Более удивительными представляются истории о том, как Аполлоний заставил исчезнуть надпись с табличек у одного из своих обвинителей на суде Тигеллиния (IV, 44). Далее, как он вытащил ногу из кандалов, показывая Дамису, что на самом деле он не в плену, несмотря на то что сидит в тюрьме Домициана (VII, 38). Примечателен и рассказ об «исчезновении» (ήφανίσθη) философа с суда (VIII, 5).[109]
Мы, однако, не считаем, что Аполлоний вследствие преданности сокровенной науке пренебрегал изучением физических явлений. Напротив, известно несколько случаев, когда он отвергал мифологию в пользу физического объяснения природных явлений. Таковы, например, его объяснения вулканической активности Этны (V, 14, 17) и морских приливов на Крите — последнее сопровождалось точным указанием предстоящих результатов этого явления. И в самом деле, как выяснилось впоследствии, остров действительно был заброшен далеко в море из-за волнений подводной стихии (IV, 34). К таким же объяснениям физической природы некоторых явлений можно отнести и толкования причин наводнений в Кадисе (V, 2).
• Часть XIII •
ОБРАЗ ЖИЗНИ ФИЛОСОФА
Попробуем охарактеризовать некоторые черты образа жизни Аполлония, а также его манеры обучения, о чем уже частично рассказывалось в главе «Юность». Наш философ был восторженным последователем учения Пифагора; по этому поводу Филострат утверждает, что Аполлоний прилагал большие усилия для достижения мудрости, нежели сам великий самосянин (1,2). Наш автор перечисляет внешние атрибуты этого учения на примере поведения Пифагора: «Он не носил ничего, сделанного из мертвых животных, не притрагивался к тому, что когда-то было живым, и не приносил его в жертву. Он не пачкал алтари кровью, но жертвовал медовые лепешки и ладан, а его песня поднималась к богам, так как он хорошо знал, что они охотнее примут подобные дары, нежели сотню быков, заколотых ножом. Ведь он действительно беседовал с богами и узнал при этом, когда они довольны людьми, а когда — недовольны. Что же до остальных, говорил он, то они только гадают о сути божественного, а их представления о богах оказываются ложными. Но к нему сходил сам Аполлон, признавшись в этом, и без маски[110], а также являлись, хотя и не открываясь, Афина, и Музы, и другие боги, чьих обличий и имен люди еще не знают».
Ученики считали Пифагора вдохновенным учителем и воспринимали его правила как законы. «В особенности они соблюдали правило молчания в отношении божественного знания. Ибо они слышали внутри себя разные божественные и невыразимые вещи, о которых было бы очень трудно умолчать, если не знать, что их произносит именно это молчание» (I, 1).

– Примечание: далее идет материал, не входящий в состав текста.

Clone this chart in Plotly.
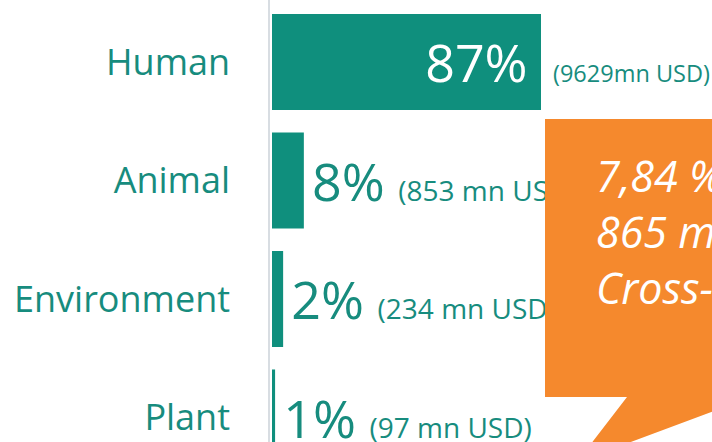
import plotly.graph_objects as go

# data
sectors = ["Human", "Animal", "Environment", "Plant"]
share_labels = ["87%", "8%", "2%", "1%"]
bar_lengths = [87, 10.3, 3.6, 1.0]  # drawn bar lengths (pct scale)
usd_labels = ["(9629mn USD)", "(853 mn USD)", "(234 mn USD)", "(97 mn USD)"]
callout_lines = ["7,84 %", "865 mn USD", "Cross-sectoral"]

TEAL = "#0f8f7d"
TEXT_TEAL = "#178c7e"
ORANGE = "#f5892d"
FONT = "Open Sans"

W, H = 712, 442
LEFT = 270

# first bar carries only the big label inside, the rest get both labels outside
bar_text = []
for i, (pct, usd) in enumerate(zip(share_labels, usd_labels)):
    if i == 0:
        bar_text.append(pct + "<span style='font-size:40px'>\u00a0</span>")
    else:
        bar_text.append(
            "<span style='font-size:20px'>\u00a0</span>" + pct + "\u00a0"
            + "<span style='font-size:28px'>" + usd + "</span>"
        )

fig = go.Figure(go.Bar(
    y=sectors,
    x=bar_lengths,
    orientation="h",
    marker=dict(color=TEAL, line=dict(width=0)),
    text=bar_text,
    textposition=["inside", "outside", "outside", "outside"],
    insidetextanchor="end",
    insidetextfont=dict(family=FONT, size=52, color="white"),
    outsidetextfont=dict(family=FONT, size=52, color=TEXT_TEAL),
    constraintext="none",
    cliponaxis=False,
    hoverinfo="skip",
))

# usd label for the first bar sits outside
fig.add_annotation(
    x=bar_lengths[0], y=sectors[0], xref="x", yref="y",
    text=usd_labels[0], showarrow=False,
    xanchor="left", yanchor="middle", xshift=10, yshift=-11,
    font=dict(family=FONT, size=23.5, color=TEXT_TEAL),
)


def px(x, y):
    return (x - LEFT) / (W - LEFT), 1 - y / H


# orange speech bubble, partly off the right edge
pts = [(545, 119), (770, 119), (770, 397), (752, 397), (577, 462), (627, 397), (545, 397)]
path = "M " + " L ".join("%.4f %.4f" % px(x, y) for x, y in pts) + " Z"
fig.add_shape(type="path", path=path, xref="paper", yref="paper",
              fillcolor=ORANGE, line=dict(width=0), layer="above")

cx, cy = px(594, 231)
fig.add_annotation(
    x=cx, y=cy, xref="paper", yref="paper",
    text="<br>".join(callout_lines), showarrow=False, align="left",
    xanchor="left", yanchor="middle",
    font=dict(family=FONT, size=43, color="white", style="italic"),
)

scale = 269 / 87  # px per unit
x0 = -2 / scale
fig.update_layout(
    width=W, height=H,
    margin=dict(l=LEFT, r=0, t=0, b=0),
    paper_bgcolor="white", plot_bgcolor="white",
    bargap=0.19,
    showlegend=False,
    xaxis=dict(visible=False, range=[x0, (W - LEFT) / scale + x0], fixedrange=True),
    yaxis=dict(
        type="category", categoryorder="array", categoryarray=sectors,
        range=[3.207, -0.523], fixedrange=True,
        showline=True, linecolor="#d8dde2", linewidth=1.5,
        showgrid=False, zeroline=False, ticks="",
        ticklabelstandoff=31,
        tickfont=dict(family=FONT, size=36, color=TEXT_TEAL),
    ),
)

fig.write_html("out.html", config={"displayModeBar": False},
               post_script="document.body.style.margin='0';")
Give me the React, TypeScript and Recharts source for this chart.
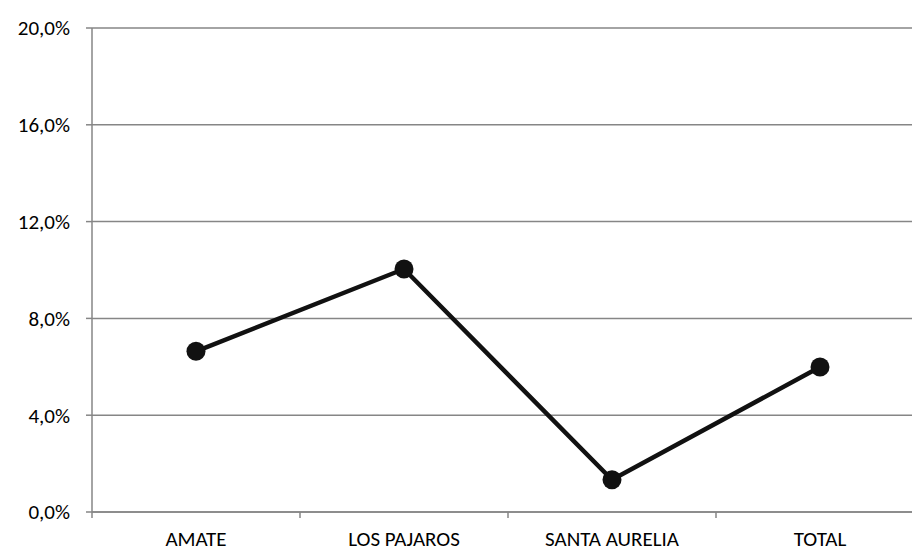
import React from "react";
import { LineChart, Line, XAxis, YAxis, CartesianGrid } from "recharts";

const categories = ["AMATE", "LOS PAJAROS", "SANTA AURELIA", "TOTAL"];
const values = [6.64, 10.04, 1.33, 5.99];
const yTicks = [0, 4, 8, 12, 16, 20];

const data = categories.map((name, i) => ({ name, value: values[i] }));

const gray = "#868686";
const font = "Carlito, 'Open Sans', 'Liberation Sans', sans-serif";
const halfBand = 104;
const tickSize = 6;
const tickMargin = 13;

// category label plus a small tick mark on the left edge of each band
const CategoryTick = (props: any) => {
  const { x, y, payload } = props;
  const axisY = y - tickSize - tickMargin;
  return (
    <g>
      <line
        x1={x - halfBand}
        x2={x - halfBand}
        y1={axisY}
        y2={axisY + tickSize}
        stroke={gray}
        strokeWidth={1.5}
      />
      <text
        x={x}
        y={y}
        dy="0.71em"
        textAnchor="middle"
        fill="#000"
        fontSize={21}
        fontFamily={font}
      >
        {payload.value}
      </text>
    </g>
  );
};

export default function App() {
  return (
    <div
      style={{
        position: "fixed",
        left: 0,
        top: 0,
        width: 912,
        height: 552,
        overflow: "hidden",
        background: "#fff",
      }}
    >
      <LineChart
        width={924}
        height={552}
        data={data}
        margin={{ top: 28, right: 0, bottom: 0, left: 0 }}
      >
        <CartesianGrid vertical={false} stroke={gray} strokeWidth={1.5} />
        <XAxis
          dataKey="name"
          height={40}
          padding={{ left: halfBand, right: halfBand }}
          stroke={gray}
          strokeWidth={1.5}
          tickMargin={tickMargin}
          tickSize={tickSize}
          tickLine={{ stroke: "none" }}
          tick={<CategoryTick />}
        />
        <YAxis
          width={92}
          domain={[0, 20]}
          ticks={yTicks}
          interval={0}
          stroke={gray}
          strokeWidth={1.5}
          tickSize={6}
          tickMargin={16}
          tickFormatter={(v: number) => `${v.toFixed(1).replace(".", ",")}%`}
          tick={{ fill: "#000", fontSize: 21, fontFamily: font }}
        />
        <Line
          type="linear"
          dataKey="value"
          stroke="#111"
          strokeWidth={4.5}
          dot={{ r: 9.5, fill: "#111", stroke: "#111", strokeWidth: 0 }}
          activeDot={false}
          isAnimationActive={false}
        />
      </LineChart>
    </div>
  );
}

Так в общих чертах описывали природу учения Пифагора его ученики. Но Аполлоний в обращении к гимнософистам говорит, что учение это придумал не Пифагор; что это была бессмертная мудрость, которую Пифагор узнал от индийцев[111]. Эта мудрость, продолжает он, разговаривала с Пифагором в юности; при этом он услышал следующее: «Для разумного человека, юный господин, во мне нет никаких тайн, — моя чаша наполнена до самых краев упорными трудами. Если кто-нибудь примет мой образ жизни, он должен изгнать со своего стола всю пищу, которая когда-то была живой, забыть о вкусе вина и таким образом не осквернять более чашу мудрости — чашу, состоящую из неиспорченных вином душ. Его не должна согревать ни шерсть, ни одежда, сделанная из любого зверя. Я даю своим слугам лубяную обувь, в которой они могут и спать. А если я вижу, что они истощены любовными утехами, у меня есть наготове ямы, в которые та справедливость, что упорно следует по пятам мудрости, тянет и сталкивает их. Я настолько сурова с теми, кто выбирает мой путь, что даже сковываю цепью их языки. А теперь послушай, чего ты достигнешь, если вынесешь испытания. Внутреннее чувство соответствия и правоты — ты никогда не будешь ощущать, что чья-то участь лучше, чем твоя; тираны будут умирать от страха, а ты не будешь больше испуганным рабом тирании; боги будут гораздо щедрее благословлять твои скудные дары, а не тех, кто проливает перед ними кровь быков. Если ты чист, я научу тебя тому, что тебе нужно, и наполню твои глаза таким ярким светом, что ты сможешь видеть богов и героев и распознавать призрачные формы, которые притворяются тенями людей» (VI, 11).
109
Возможно, это выражение используется чисто риторически, так как в VIII, 8 этот случай описывается простыми словами: «когда он ушел (άπήλθε) с суда».
111
См. в этой связи L. V. Schroeder, Pythagoras und die Inder, eine Untersuchung uber Herkunft und Abstammung der pythagoreischen Lehren (Leipzig, 1884).